**PROBLEM**
Make an exact copy of the entries, and keep any pictures out of it.

**INPUT DATA**
- - - - - - -

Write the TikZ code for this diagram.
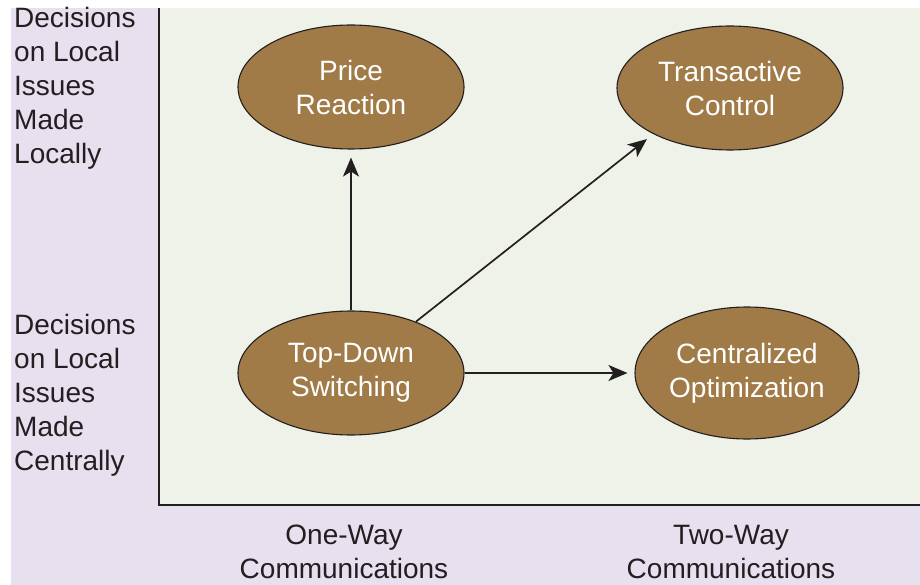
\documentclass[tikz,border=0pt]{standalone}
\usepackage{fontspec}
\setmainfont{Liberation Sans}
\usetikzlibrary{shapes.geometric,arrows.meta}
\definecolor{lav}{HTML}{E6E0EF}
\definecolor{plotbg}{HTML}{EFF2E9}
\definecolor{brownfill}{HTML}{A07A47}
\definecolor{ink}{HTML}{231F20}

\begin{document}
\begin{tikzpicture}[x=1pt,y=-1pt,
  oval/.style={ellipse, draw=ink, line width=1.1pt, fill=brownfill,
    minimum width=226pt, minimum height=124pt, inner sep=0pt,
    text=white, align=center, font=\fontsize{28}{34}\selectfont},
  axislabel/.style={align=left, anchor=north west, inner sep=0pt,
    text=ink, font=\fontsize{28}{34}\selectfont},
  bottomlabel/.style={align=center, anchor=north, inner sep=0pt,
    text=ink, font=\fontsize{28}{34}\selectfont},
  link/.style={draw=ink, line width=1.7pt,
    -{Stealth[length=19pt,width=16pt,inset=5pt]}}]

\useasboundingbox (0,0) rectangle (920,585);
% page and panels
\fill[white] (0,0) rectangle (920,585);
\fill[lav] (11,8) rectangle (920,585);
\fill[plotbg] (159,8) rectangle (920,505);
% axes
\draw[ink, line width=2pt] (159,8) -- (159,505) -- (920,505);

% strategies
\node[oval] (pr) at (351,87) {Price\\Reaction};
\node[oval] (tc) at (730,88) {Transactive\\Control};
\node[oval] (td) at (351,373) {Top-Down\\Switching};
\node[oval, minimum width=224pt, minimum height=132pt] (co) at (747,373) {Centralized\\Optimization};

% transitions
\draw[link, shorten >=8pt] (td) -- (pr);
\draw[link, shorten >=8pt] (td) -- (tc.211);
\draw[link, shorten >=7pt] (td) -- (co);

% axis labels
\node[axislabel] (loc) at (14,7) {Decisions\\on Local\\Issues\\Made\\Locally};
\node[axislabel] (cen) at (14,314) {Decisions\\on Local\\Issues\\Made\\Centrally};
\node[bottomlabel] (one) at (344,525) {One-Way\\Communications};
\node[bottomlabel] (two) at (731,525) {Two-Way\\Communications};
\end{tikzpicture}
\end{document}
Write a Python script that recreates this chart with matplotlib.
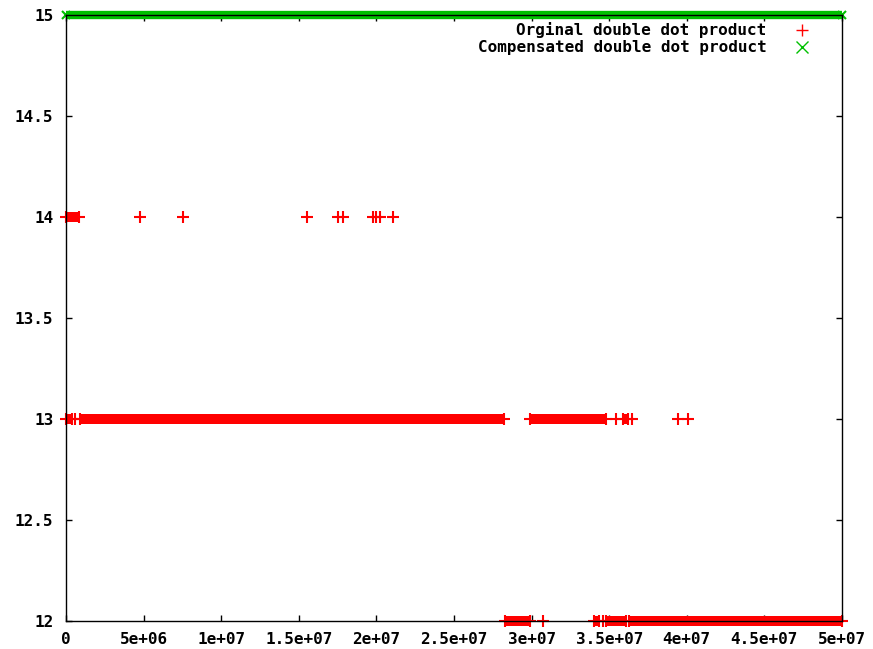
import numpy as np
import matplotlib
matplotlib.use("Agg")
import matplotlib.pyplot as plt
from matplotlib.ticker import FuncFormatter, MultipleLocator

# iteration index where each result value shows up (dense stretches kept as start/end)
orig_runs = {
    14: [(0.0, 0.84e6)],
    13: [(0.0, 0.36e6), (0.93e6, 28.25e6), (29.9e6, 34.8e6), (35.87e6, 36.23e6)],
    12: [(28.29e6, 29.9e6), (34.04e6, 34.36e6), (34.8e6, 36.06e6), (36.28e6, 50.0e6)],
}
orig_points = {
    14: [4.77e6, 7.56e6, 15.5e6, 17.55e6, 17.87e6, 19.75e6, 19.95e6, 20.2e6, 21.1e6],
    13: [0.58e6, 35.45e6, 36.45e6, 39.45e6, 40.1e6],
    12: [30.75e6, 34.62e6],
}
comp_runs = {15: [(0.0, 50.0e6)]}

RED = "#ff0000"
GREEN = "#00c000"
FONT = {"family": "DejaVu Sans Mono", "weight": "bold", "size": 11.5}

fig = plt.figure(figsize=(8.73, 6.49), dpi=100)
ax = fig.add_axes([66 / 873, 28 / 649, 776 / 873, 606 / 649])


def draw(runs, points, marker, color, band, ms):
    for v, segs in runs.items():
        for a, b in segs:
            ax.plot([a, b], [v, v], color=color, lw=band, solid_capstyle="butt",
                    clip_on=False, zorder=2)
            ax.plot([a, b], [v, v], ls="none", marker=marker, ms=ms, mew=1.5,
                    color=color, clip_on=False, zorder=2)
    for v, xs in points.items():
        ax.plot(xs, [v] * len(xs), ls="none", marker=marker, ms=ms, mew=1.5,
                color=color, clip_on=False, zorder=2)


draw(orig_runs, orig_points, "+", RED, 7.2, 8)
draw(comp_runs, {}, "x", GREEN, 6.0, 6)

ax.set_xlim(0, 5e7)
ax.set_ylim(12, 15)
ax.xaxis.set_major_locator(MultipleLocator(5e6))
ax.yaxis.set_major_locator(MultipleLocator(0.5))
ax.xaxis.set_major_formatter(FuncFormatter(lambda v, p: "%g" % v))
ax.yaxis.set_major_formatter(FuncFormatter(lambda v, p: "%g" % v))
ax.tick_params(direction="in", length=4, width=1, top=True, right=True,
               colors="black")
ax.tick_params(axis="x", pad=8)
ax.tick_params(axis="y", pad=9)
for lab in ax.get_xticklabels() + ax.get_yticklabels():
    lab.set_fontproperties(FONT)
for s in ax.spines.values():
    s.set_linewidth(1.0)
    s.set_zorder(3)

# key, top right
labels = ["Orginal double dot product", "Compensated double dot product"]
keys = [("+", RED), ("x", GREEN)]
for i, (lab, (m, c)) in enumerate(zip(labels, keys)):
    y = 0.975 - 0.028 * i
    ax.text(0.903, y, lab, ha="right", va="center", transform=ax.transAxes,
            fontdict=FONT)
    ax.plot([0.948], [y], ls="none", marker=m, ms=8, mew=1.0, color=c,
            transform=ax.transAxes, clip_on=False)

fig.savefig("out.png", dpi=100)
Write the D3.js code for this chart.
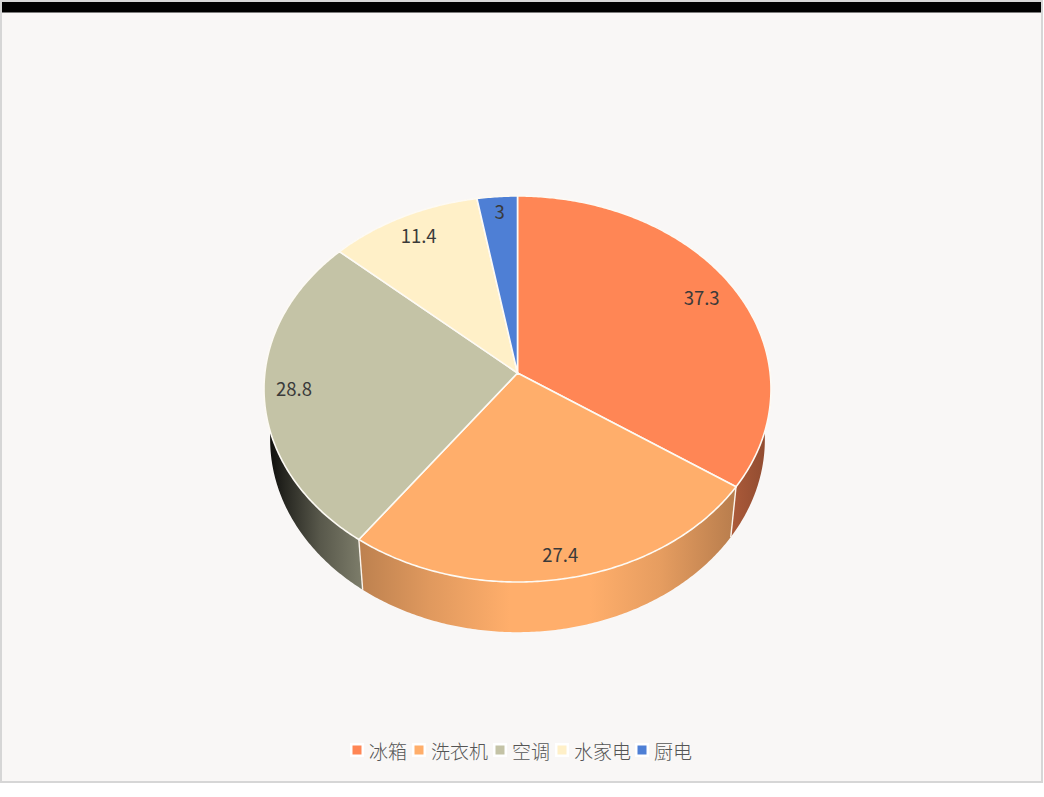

- - - - - - -

**WRITTEN ANSWER**
Write the TikZ code for this diagram.
\documentclass[tikz,border=0pt]{standalone}
\usepackage{fontspec}
\setmainfont{Liberation Sans}
\usetikzlibrary{shapes.geometric,arrows.meta}
\definecolor{lav}{HTML}{E6E0EF}
\definecolor{plotbg}{HTML}{EFF2E9}
\definecolor{brownfill}{HTML}{A07A47}
\definecolor{ink}{HTML}{231F20}

\begin{document}
\begin{tikzpicture}[x=1pt,y=-1pt,
  oval/.style={ellipse, draw=ink, line width=1.1pt, fill=brownfill,
    minimum width=226pt, minimum height=124pt, inner sep=0pt,
    text=white, align=center, font=\fontsize{28}{34}\selectfont},
  axislabel/.style={align=left, anchor=north west, inner sep=0pt,
    text=ink, font=\fontsize{28}{34}\selectfont},
  bottomlabel/.style={align=center, anchor=north, inner sep=0pt,
    text=ink, font=\fontsize{28}{34}\selectfont},
  link/.style={draw=ink, line width=1.7pt,
    -{Stealth[length=19pt,width=16pt,inset=5pt]}}]

\useasboundingbox (0,0) rectangle (920,585);
% page and panels
\fill[white] (0,0) rectangle (920,585);
\fill[lav] (11,8) rectangle (920,585);
\fill[plotbg] (159,8) rectangle (920,505);
% axes
\draw[ink, line width=2pt] (159,8) -- (159,505) -- (920,505);

% strategies
\node[oval] (pr) at (351,87) {Price\\Reaction};
\node[oval] (tc) at (730,88) {Transactive\\Control};
\node[oval] (td) at (351,373) {Top-Down\\Switching};
\node[oval, minimum width=224pt, minimum height=132pt] (co) at (747,373) {Centralized\\Optimization};

% transitions
\draw[link, shorten >=8pt] (td) -- (pr);
\draw[link, shorten >=8pt] (td) -- (tc.211);
\draw[link, shorten >=7pt] (td) -- (co);

% axis labels
\node[axislabel] (loc) at (14,7) {Decisions\\on Local\\Issues\\Made\\Locally};
\node[axislabel] (cen) at (14,314) {Decisions\\on Local\\Issues\\Made\\Centrally};
\node[bottomlabel] (one) at (344,525) {One-Way\\Communications};
\node[bottomlabel] (two) at (731,525) {Two-Way\\Communications};
\end{tikzpicture}
\end{document}
Write a Python script that recreates this chart with matplotlib.
import numpy as np
import matplotlib
matplotlib.use("Agg")
import matplotlib.pyplot as plt
from matplotlib.ticker import FuncFormatter, MultipleLocator

# iteration index where each result value shows up (dense stretches kept as start/end)
orig_runs = {
    14: [(0.0, 0.84e6)],
    13: [(0.0, 0.36e6), (0.93e6, 28.25e6), (29.9e6, 34.8e6), (35.87e6, 36.23e6)],
    12: [(28.29e6, 29.9e6), (34.04e6, 34.36e6), (34.8e6, 36.06e6), (36.28e6, 50.0e6)],
}
orig_points = {
    14: [4.77e6, 7.56e6, 15.5e6, 17.55e6, 17.87e6, 19.75e6, 19.95e6, 20.2e6, 21.1e6],
    13: [0.58e6, 35.45e6, 36.45e6, 39.45e6, 40.1e6],
    12: [30.75e6, 34.62e6],
}
comp_runs = {15: [(0.0, 50.0e6)]}

RED = "#ff0000"
GREEN = "#00c000"
FONT = {"family": "DejaVu Sans Mono", "weight": "bold", "size": 11.5}

fig = plt.figure(figsize=(8.73, 6.49), dpi=100)
ax = fig.add_axes([66 / 873, 28 / 649, 776 / 873, 606 / 649])


def draw(runs, points, marker, color, band, ms):
    for v, segs in runs.items():
        for a, b in segs:
            ax.plot([a, b], [v, v], color=color, lw=band, solid_capstyle="butt",
                    clip_on=False, zorder=2)
            ax.plot([a, b], [v, v], ls="none", marker=marker, ms=ms, mew=1.5,
                    color=color, clip_on=False, zorder=2)
    for v, xs in points.items():
        ax.plot(xs, [v] * len(xs), ls="none", marker=marker, ms=ms, mew=1.5,
                color=color, clip_on=False, zorder=2)


draw(orig_runs, orig_points, "+", RED, 7.2, 8)
draw(comp_runs, {}, "x", GREEN, 6.0, 6)

ax.set_xlim(0, 5e7)
ax.set_ylim(12, 15)
ax.xaxis.set_major_locator(MultipleLocator(5e6))
ax.yaxis.set_major_locator(MultipleLocator(0.5))
ax.xaxis.set_major_formatter(FuncFormatter(lambda v, p: "%g" % v))
ax.yaxis.set_major_formatter(FuncFormatter(lambda v, p: "%g" % v))
ax.tick_params(direction="in", length=4, width=1, top=True, right=True,
               colors="black")
ax.tick_params(axis="x", pad=8)
ax.tick_params(axis="y", pad=9)
for lab in ax.get_xticklabels() + ax.get_yticklabels():
    lab.set_fontproperties(FONT)
for s in ax.spines.values():
    s.set_linewidth(1.0)
    s.set_zorder(3)

# key, top right
labels = ["Orginal double dot product", "Compensated double dot product"]
keys = [("+", RED), ("x", GREEN)]
for i, (lab, (m, c)) in enumerate(zip(labels, keys)):
    y = 0.975 - 0.028 * i
    ax.text(0.903, y, lab, ha="right", va="center", transform=ax.transAxes,
            fontdict=FONT)
    ax.plot([0.948], [y], ls="none", marker=m, ms=8, mew=1.0, color=c,
            transform=ax.transAxes, clip_on=False)

fig.savefig("out.png", dpi=100)
Write the D3.js code for this chart.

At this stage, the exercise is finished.